Find all lines in the listing that include the word "with", then copy them.

SUPPLIED INFORMATION |
----------

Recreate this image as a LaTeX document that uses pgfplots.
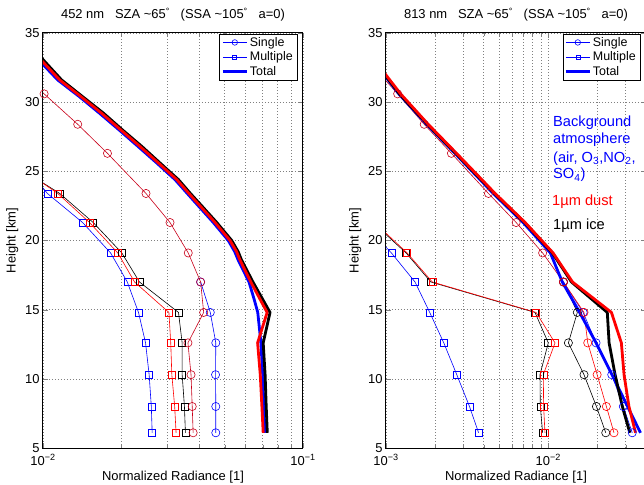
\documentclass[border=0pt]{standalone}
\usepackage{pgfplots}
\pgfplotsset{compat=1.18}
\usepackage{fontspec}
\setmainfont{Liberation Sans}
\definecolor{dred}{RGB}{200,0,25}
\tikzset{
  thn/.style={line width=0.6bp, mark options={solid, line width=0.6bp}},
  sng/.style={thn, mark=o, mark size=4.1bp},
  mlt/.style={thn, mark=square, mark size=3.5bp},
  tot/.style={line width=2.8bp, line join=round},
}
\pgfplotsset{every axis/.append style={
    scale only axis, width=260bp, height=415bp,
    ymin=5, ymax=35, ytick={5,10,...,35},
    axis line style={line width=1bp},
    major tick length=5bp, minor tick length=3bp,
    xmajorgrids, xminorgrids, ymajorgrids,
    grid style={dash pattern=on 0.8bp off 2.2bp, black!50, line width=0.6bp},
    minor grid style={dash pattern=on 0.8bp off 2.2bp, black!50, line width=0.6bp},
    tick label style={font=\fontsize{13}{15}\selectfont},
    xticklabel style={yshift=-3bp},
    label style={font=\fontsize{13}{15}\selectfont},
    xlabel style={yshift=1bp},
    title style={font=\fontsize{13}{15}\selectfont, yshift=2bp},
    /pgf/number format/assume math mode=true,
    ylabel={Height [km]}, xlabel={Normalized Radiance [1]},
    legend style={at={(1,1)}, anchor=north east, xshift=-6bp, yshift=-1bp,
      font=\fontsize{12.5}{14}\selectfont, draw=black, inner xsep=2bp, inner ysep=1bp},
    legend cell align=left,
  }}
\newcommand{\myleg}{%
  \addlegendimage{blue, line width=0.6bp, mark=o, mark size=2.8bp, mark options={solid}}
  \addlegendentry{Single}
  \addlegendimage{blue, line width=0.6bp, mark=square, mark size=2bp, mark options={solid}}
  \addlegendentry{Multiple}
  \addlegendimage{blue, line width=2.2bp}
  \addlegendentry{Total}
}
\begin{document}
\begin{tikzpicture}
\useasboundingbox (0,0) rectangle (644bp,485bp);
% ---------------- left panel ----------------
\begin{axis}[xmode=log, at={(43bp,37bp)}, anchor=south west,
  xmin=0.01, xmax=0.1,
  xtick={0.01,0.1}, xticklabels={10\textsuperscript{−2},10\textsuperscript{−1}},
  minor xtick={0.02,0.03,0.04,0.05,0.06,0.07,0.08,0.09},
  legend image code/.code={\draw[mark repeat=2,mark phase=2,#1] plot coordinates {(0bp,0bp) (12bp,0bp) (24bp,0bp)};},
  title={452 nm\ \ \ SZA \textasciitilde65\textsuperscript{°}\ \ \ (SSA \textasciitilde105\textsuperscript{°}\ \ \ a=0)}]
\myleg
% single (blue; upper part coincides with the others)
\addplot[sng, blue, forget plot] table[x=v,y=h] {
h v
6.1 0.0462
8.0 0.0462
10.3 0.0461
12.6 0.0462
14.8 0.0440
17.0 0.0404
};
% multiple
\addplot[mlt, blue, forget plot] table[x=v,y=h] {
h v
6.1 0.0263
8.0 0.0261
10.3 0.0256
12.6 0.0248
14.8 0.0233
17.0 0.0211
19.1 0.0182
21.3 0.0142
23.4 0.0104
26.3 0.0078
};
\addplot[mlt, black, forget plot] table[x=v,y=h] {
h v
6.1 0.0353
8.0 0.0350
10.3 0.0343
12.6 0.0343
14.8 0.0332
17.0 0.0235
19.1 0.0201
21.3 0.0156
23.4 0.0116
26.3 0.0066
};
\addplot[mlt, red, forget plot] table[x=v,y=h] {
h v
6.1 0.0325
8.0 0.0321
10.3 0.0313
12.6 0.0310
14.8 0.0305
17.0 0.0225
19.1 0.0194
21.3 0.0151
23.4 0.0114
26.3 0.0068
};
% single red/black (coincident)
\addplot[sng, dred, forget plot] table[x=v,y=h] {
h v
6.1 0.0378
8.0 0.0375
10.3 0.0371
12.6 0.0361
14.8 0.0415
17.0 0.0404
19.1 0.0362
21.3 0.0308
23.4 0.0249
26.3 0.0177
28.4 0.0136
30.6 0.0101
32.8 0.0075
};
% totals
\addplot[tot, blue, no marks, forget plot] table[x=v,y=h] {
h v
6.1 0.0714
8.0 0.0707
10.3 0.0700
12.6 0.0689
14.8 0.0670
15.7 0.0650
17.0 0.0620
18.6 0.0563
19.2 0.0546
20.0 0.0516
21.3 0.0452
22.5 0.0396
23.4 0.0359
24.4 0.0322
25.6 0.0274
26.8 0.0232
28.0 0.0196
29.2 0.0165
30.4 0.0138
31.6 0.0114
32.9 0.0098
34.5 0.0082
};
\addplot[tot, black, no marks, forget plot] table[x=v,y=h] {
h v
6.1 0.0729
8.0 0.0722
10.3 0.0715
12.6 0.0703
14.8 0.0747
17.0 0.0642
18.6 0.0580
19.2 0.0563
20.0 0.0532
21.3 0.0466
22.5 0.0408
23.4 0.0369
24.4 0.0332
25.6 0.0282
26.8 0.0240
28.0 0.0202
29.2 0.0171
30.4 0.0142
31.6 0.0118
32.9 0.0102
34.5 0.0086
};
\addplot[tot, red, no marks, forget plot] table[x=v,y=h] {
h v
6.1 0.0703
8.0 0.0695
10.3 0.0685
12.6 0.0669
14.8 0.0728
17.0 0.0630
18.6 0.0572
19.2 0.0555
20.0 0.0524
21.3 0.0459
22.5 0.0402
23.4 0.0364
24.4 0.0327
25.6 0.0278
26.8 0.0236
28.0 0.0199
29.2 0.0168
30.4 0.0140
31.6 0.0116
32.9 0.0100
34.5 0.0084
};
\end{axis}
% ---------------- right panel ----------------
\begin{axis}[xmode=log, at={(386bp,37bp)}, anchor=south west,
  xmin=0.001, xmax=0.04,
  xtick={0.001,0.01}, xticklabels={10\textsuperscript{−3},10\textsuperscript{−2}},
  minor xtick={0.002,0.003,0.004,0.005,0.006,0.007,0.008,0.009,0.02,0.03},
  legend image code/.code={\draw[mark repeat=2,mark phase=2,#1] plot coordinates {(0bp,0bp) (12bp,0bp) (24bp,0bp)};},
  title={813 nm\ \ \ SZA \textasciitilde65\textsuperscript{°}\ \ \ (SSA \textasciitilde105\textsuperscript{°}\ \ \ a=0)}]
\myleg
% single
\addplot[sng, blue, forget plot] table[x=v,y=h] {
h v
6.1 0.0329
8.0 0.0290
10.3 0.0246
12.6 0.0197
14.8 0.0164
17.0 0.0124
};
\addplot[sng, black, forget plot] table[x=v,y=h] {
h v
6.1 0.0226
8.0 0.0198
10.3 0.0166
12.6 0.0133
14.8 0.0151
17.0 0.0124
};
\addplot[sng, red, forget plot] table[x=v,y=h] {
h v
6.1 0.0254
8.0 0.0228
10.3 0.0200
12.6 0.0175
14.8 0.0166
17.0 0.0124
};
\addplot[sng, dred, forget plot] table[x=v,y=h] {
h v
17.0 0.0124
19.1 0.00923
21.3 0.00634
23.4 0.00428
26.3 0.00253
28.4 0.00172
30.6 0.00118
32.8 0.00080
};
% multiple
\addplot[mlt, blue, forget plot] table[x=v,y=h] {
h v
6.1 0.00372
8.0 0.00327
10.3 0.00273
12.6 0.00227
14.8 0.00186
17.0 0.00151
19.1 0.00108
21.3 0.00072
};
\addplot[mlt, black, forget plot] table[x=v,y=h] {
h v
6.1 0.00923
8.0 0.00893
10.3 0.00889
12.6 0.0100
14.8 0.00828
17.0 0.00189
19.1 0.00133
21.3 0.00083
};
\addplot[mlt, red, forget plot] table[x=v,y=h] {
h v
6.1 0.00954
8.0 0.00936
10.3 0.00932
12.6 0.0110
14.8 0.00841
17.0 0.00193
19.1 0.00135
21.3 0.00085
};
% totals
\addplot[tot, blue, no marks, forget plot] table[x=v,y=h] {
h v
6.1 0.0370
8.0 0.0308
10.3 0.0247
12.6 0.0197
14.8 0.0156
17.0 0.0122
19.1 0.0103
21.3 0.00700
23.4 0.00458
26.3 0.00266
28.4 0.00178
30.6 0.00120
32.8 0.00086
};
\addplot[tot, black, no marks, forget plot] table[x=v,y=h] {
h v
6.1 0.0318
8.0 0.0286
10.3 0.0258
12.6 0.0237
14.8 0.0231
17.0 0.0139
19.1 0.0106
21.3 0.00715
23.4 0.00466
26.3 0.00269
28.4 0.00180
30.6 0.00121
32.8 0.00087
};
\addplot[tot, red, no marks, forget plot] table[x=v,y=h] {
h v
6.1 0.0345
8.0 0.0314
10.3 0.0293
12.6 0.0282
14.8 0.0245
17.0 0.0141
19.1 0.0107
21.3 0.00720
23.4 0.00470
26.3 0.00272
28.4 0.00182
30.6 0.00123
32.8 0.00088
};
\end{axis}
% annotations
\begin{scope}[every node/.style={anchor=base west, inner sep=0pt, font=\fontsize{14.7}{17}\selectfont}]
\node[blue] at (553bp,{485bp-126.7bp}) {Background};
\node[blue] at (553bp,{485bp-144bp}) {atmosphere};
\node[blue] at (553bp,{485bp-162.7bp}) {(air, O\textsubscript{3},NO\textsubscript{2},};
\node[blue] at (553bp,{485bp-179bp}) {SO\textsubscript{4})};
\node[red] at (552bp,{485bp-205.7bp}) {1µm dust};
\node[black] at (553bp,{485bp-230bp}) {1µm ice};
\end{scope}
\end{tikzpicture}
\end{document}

----------

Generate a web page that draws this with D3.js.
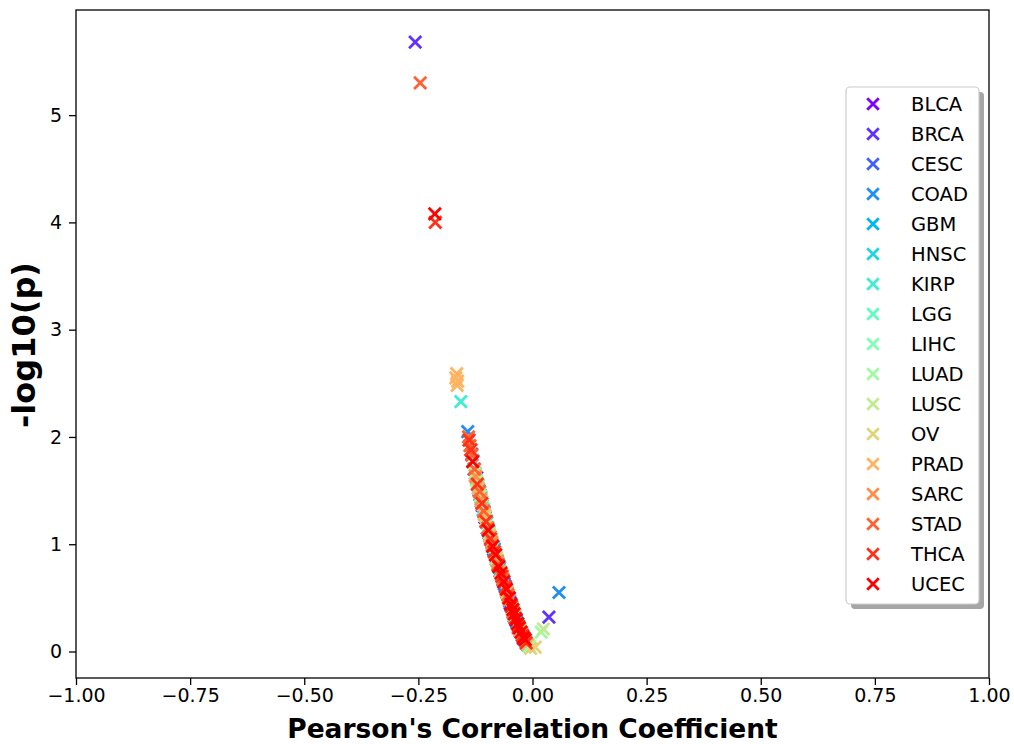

----------

RESPONSE TO THIS TASK |
% single (blue; upper part coincides with the others)
Generate a web page that draws this with D3.js.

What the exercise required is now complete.